Exercise goal => Transcribe every line exactly. Leave the pictures behind.

Data shown =>
○ ○ ○ ○
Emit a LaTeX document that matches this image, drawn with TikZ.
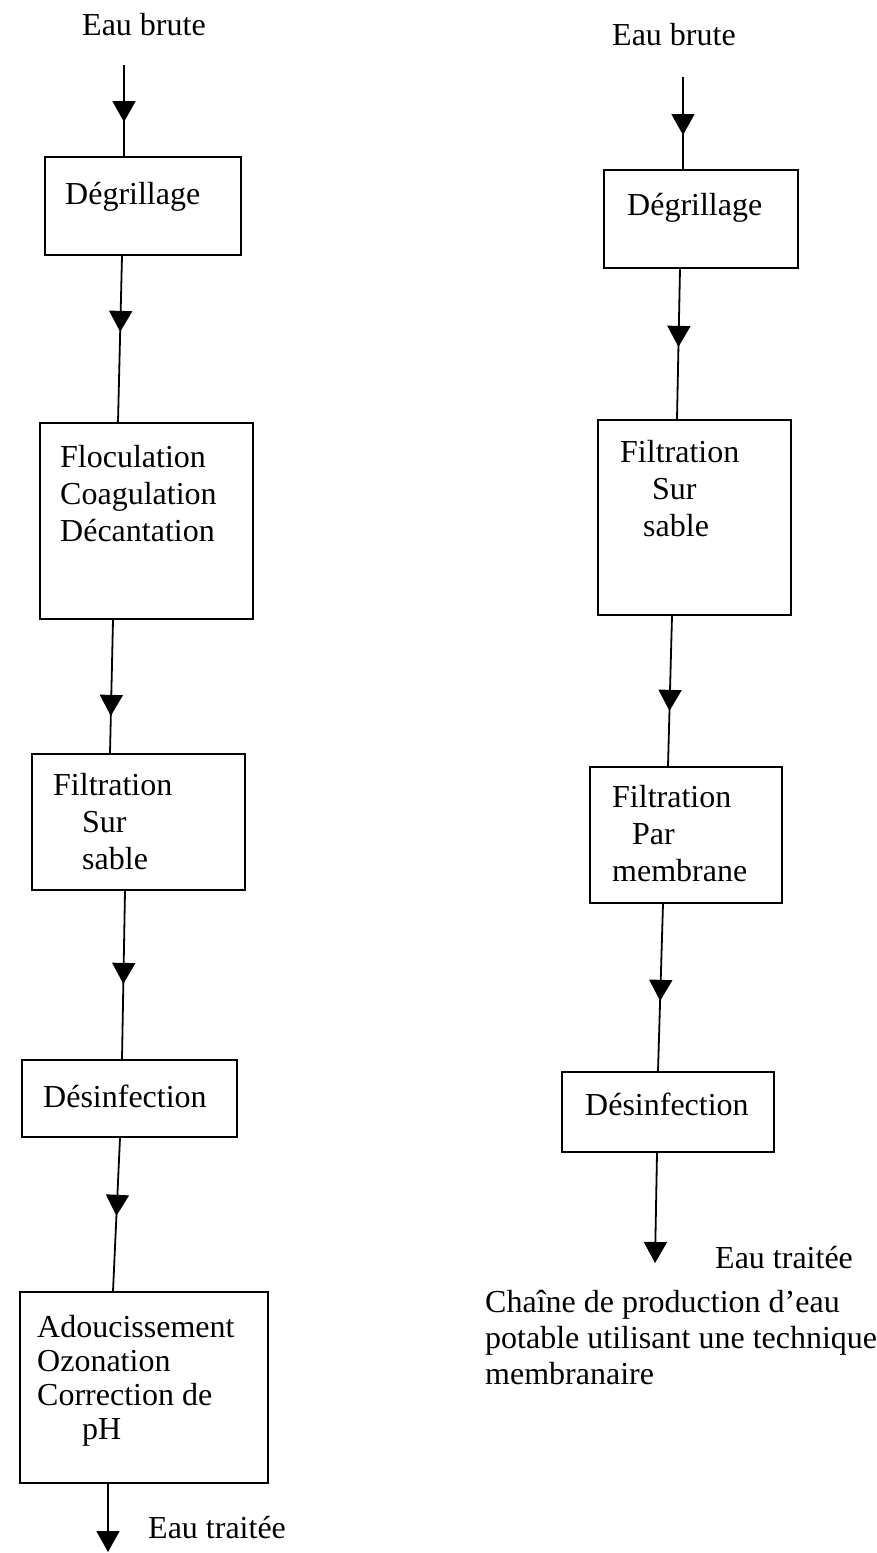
\documentclass[tikz,border=0pt]{standalone}
\usepackage{fontspec}
\setmainfont{Liberation Serif}
\usetikzlibrary{arrows.meta,decorations.markings}

\begin{document}
\begin{tikzpicture}[x=1pt,y=-1pt,
  every node/.style={font=\fontsize{32}{37}\selectfont},
  box/.style={draw,line width=1.8pt,inner sep=0pt},
  txt/.style={inner sep=0pt,anchor=north west,align=left},
  lbl/.style={inner sep=0pt,anchor=base west},
  flow/.style={line width=1.8pt,postaction={decorate,decoration={markings,
      mark=at position #1pt with {\arrow{Triangle[width=23pt,length=21pt]}}}}},
  endflow/.style={line width=1.8pt,-{Triangle[width=23pt,length=21pt]}}]
\useasboundingbox (0,0) rectangle (876,1553);

% classic chain
\node[lbl] (brutL) at (82,35) {Eau brute};
\coordinate (inL) at (124,65);
\node[box,minimum width=196,minimum height=98] (L1) at (143,206) {};
\node[txt] (L1t) at (65,182) {Dégrillage};
\node[box,minimum width=213,minimum height=196] (L2) at (146.5,521) {};
\node[txt] (L2t) at (60,445) {Floculation\\Coagulation\\Décantation};
\node[box,minimum width=213,minimum height=136] (L3) at (138.5,822) {};
\node[txt] (L3t) at (53,773) {Filtration\\\hspace*{29pt}Sur\\\hspace*{29pt}sable};
\node[box,minimum width=215,minimum height=77] (L4) at (129.5,1098.5) {};
\node[txt] (L4t) at (43,1085) {Désinfection};
\node[box,minimum width=248,minimum height=191] (L5) at (144,1387.5) {};
\node[txt,font=\fontsize{32}{34}\selectfont] (L5t) at (37,1315)
  {Adoucissement\\Ozonation\\Correction de\\\hspace*{45pt}pH};
\coordinate (outL) at (108,1552);
\node[lbl] (traiteL) at (148,1538) {Eau traitée};

\draw[flow=57] (inL) -- ([xshift=-19]L1.north);
\draw[flow=76] ([xshift=-21]L1.south) -- ([xshift=-28.5]L2.north);
\draw[flow=96] ([xshift=-33.5]L2.south) -- ([xshift=-28.5]L3.north);
\draw[flow=93] ([xshift=-13.5]L3.south) -- ([xshift=-7.5]L4.north);
\draw[flow=78] ([xshift=-9.5]L4.south) -- ([xshift=-31]L5.north);
\draw[endflow] ([xshift=-36]L5.south) -- (outL);

% membrane chain
\node[lbl] (brutR) at (612,45) {Eau brute};
\coordinate (inR) at (683,77);
\node[box,minimum width=194,minimum height=98] (R1) at (701,219) {};
\node[txt] (R1t) at (627,193) {Dégrillage};
\node[box,minimum width=193,minimum height=195] (R2) at (694.5,517.5) {};
\node[txt] (R2t) at (620,440) {Filtration\\\hspace*{32pt}Sur\\\hspace*{23pt}sable};
\node[box,minimum width=192,minimum height=136] (R3) at (686,835) {};
\node[txt] (R3t) at (612,785) {Filtration\\\hspace*{20pt}Par\\membrane};
\node[box,minimum width=212,minimum height=80] (R4) at (668,1112) {};
\node[txt] (R4t) at (585,1093) {Désinfection};
\coordinate (outR) at (655,1263);
\node[lbl] (traiteR) at (715,1268) {Eau traitée};
\node[txt,font=\fontsize{32}{36}\selectfont] (legende) at (485,1290)
  {Chaîne de production d’eau\\potable utilisant une technique\\membranaire};

\draw[flow=58] (inR) -- ([xshift=-18]R1.north);
\draw[flow=78] ([xshift=-21]R1.south) -- ([xshift=-17.5]R2.north);
\draw[flow=95] ([xshift=-22.5]R2.south) -- ([xshift=-18]R3.north);
\draw[flow=97] ([xshift=-23]R3.south) -- ([xshift=-10]R4.north);
\draw[endflow] ([xshift=-11]R4.south) -- (outR);
\end{tikzpicture}
\end{document}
○ ○ ○ ○
Worked solution =>
Emit a LaTeX document that matches this image, drawn with TikZ.
\documentclass[tikz,border=0pt]{standalone}
\usepackage{fontspec}
\setmainfont{Liberation Serif}
\usetikzlibrary{arrows.meta,decorations.markings}

\begin{document}
\begin{tikzpicture}[x=1pt,y=-1pt,
  every node/.style={font=\fontsize{32}{37}\selectfont},
  box/.style={draw,line width=1.8pt,inner sep=0pt},
  txt/.style={inner sep=0pt,anchor=north west,align=left},
  lbl/.style={inner sep=0pt,anchor=base west},
  flow/.style={line width=1.8pt,postaction={decorate,decoration={markings,
      mark=at position #1pt with {\arrow{Triangle[width=23pt,length=21pt]}}}}},
  endflow/.style={line width=1.8pt,-{Triangle[width=23pt,length=21pt]}}]
\useasboundingbox (0,0) rectangle (876,1553);

% classic chain
\node[lbl] (brutL) at (82,35) {Eau brute};
\coordinate (inL) at (124,65);
\node[box,minimum width=196,minimum height=98] (L1) at (143,206) {};
\node[txt] (L1t) at (65,182) {Dégrillage};
\node[box,minimum width=213,minimum height=196] (L2) at (146.5,521) {};
\node[txt] (L2t) at (60,445) {Floculation\\Coagulation\\Décantation};
\node[box,minimum width=213,minimum height=136] (L3) at (138.5,822) {};
\node[txt] (L3t) at (53,773) {Filtration\\\hspace*{29pt}Sur\\\hspace*{29pt}sable};
\node[box,minimum width=215,minimum height=77] (L4) at (129.5,1098.5) {};
\node[txt] (L4t) at (43,1085) {Désinfection};
\node[box,minimum width=248,minimum height=191] (L5) at (144,1387.5) {};
\node[txt,font=\fontsize{32}{34}\selectfont] (L5t) at (37,1315)
  {Adoucissement\\Ozonation\\Correction de\\\hspace*{45pt}pH};
\coordinate (outL) at (108,1552);
\node[lbl] (traiteL) at (148,1538) {Eau traitée};

\draw[flow=57] (inL) -- ([xshift=-19]L1.north);
\draw[flow=76] ([xshift=-21]L1.south) -- ([xshift=-28.5]L2.north);
\draw[flow=96] ([xshift=-33.5]L2.south) -- ([xshift=-28.5]L3.north);
\draw[flow=93] ([xshift=-13.5]L3.south) -- ([xshift=-7.5]L4.north);
\draw[flow=78] ([xshift=-9.5]L4.south) -- ([xshift=-31]L5.north);
\draw[endflow] ([xshift=-36]L5.south) -- (outL);

% membrane chain
\node[lbl] (brutR) at (612,45) {Eau brute};
\coordinate (inR) at (683,77);
\node[box,minimum width=194,minimum height=98] (R1) at (701,219) {};
\node[txt] (R1t) at (627,193) {Dégrillage};
\node[box,minimum width=193,minimum height=195] (R2) at (694.5,517.5) {};
\node[txt] (R2t) at (620,440) {Filtration\\\hspace*{32pt}Sur\\\hspace*{23pt}sable};
\node[box,minimum width=192,minimum height=136] (R3) at (686,835) {};
\node[txt] (R3t) at (612,785) {Filtration\\\hspace*{20pt}Par\\membrane};
\node[box,minimum width=212,minimum height=80] (R4) at (668,1112) {};
\node[txt] (R4t) at (585,1093) {Désinfection};
\coordinate (outR) at (655,1263);
\node[lbl] (traiteR) at (715,1268) {Eau traitée};
\node[txt,font=\fontsize{32}{36}\selectfont] (legende) at (485,1290)
  {Chaîne de production d’eau\\potable utilisant une technique\\membranaire};

\draw[flow=58] (inR) -- ([xshift=-18]R1.north);
\draw[flow=78] ([xshift=-21]R1.south) -- ([xshift=-17.5]R2.north);
\draw[flow=95] ([xshift=-22.5]R2.south) -- ([xshift=-18]R3.north);
\draw[flow=97] ([xshift=-23]R3.south) -- ([xshift=-10]R4.north);
\draw[endflow] ([xshift=-11]R4.south) -- (outR);
\end{tikzpicture}
\end{document}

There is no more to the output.